7 Things To Avoid When
Building Customer Relationships




When you meet new sales prospects focus
on establishing rapport and building customer relationships.
Most salespeople overlook the importance of these two
priorities early during the selling process.

Instead of reaching for your sales brochures try
reaching out to your sales prospects by demonstrating
your interest and curiosity about their business and
their customers.

Look, most sales don't happen during the first sales
call - so why even bother to attempt closing the sale.
You'll turn more heads and build better customer
relationships if you avoid doing these seven things.


1. Avoid selling too early. Gee, why does everybody
try to sell something during the first sales call? If
it's been your experience that 95% of your sales are
never made during the first sales call - you should
carefully consider what you’re doing during this first
sales call.

Just because your business card tells the world your
a professional sales representative is no reason to
start selling during the first call. It would be wiser
to use the first call to establish some credibility
and to start building customer relationships with
your sales prospects.

2. Avoid talking too much. One of the most common
mistakes new and even veteran sales reps make is to talk
too much. Sure you were hired to sell. But where does
it say the true definition of selling begins with talking?
It doesn't begin with talking, it begins with listening.

Listening, more than anything else. It shows you're
interested in the person you're talking to. It shows
you're interested in his company. It shows you're
interested in his customers. It's easy to misinterpret
why somebody is talking too much. It's impossible to
misinterpret someone who is listen carefully to what
you're saying.

3. Avoid asking the wrong questions. Ask any sales
representative which is a better question to ask when
you want to get more information from a sales prospect,
an open question or a closed question - and the universal
response will be an open question - which of course is
the right answer.

In practice however most salespeople lead with closed
questions. For example: who is your current supplier,
what's your budget for (insert your product), how many
(insert your product) do you buy a year, I think you
get the picture. It doesn't build customer relationships.

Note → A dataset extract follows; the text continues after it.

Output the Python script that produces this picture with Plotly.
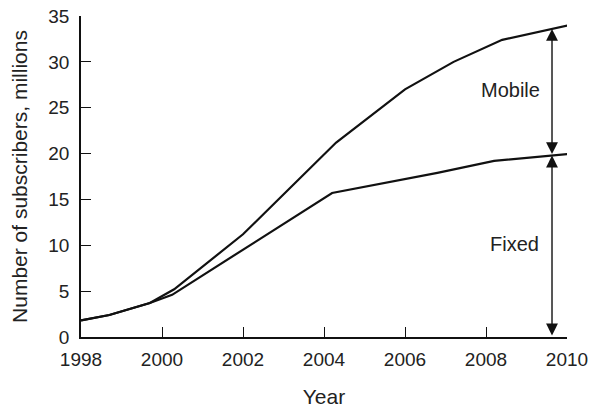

And if that's not bad enough, how does it make you feel
to learn that almost all salespeople start with the same
questions? Well it shouldn't make you feel superior
to competitors.



4. Avoid forgetting to do the little things. One of the best ways to build customer relationships to do little things for him. Within 24 hours of your first sales call you could send him an e-mail thanking him for anything except his time - because that's what most salespeople do.

If you are able to schedule the second meeting during
your first sales call, you could send a personal hand
written note confirming your second meeting within three
days. You could also send a general interest article
(something you think she might like to see) within seven
days and including a note that says “F.Y.I. - thought you
might be interested in seeing this.”

5. Avoid talking to the wrong person. The best advice
I can give any sales person is to start at the top of an
organization when you're trying to get your foot in the
door. Most salespeople do just the opposite because they
fear being rejected by the woman at the top. Most people
at the top, get to the top, because they are excellent
delegators.

Sometimes the people at the top have more time to see you
than the people they are delegating to. If you start talking
to the wrong person, a person who is not a decision-maker,
and you begin to build a relationship, it becomes extremely
difficult to wiggle your way around this person to see the
ultimate decision-maker.

6. Avoid defending your price. During my sales training
programs I usually start by asking the salespeople to tell
me about their biggest challenges. Within 10 minutes I
usually hear about the dreaded price objection. What some
salespeople don't recognize is they are so afraid of the
price objection they usually bring it up first, without
even realizing it.

You can never win the price war by defending the price.
You win by explaining the value of the products and services
you’re selling. You win by changing the rules of the game.
You see most people will pay a higher price if they believe
they are getting a higher value. So always focus on the value
of doing business with you and your company.

It’s even better if you can quantify your value in dollars.

7. Avoid not having an attitude of gratitude. This is a
big one. Don't be too busy to say thank you. In your daily
sales effort, there are so many people you can thank along
the way. It's a great way to build customer relationships.

You can thank the receptionist for getting you into see
the decision-maker. You can thank somebody in your customer
service department for helping one of your customers. You
can thank a sales prospect for placing his first order and
becoming a new customer. You can thank your customers every
time they place a substantial order with you and your company.

You can find out how long your sales prospect or customer
has been doing the work he’s currently doing and send him
an anniversary card every year. Now that would blow him
away!

You'll build stronger and longer lasting customer relationships
with your sales propsects and customers if you avoid
doing these seven things. You'll also differentiate yourself
from your competition, because they're probably doing
these things.

It takes time to build a strong relationship with your
customers. It'll take you less time if you avoid making
these mistakes. It'll also take you less time if you
really get to know what your customers need and want.

Find out why your sales prospects and customers need
something and you'll soon discover why they want it.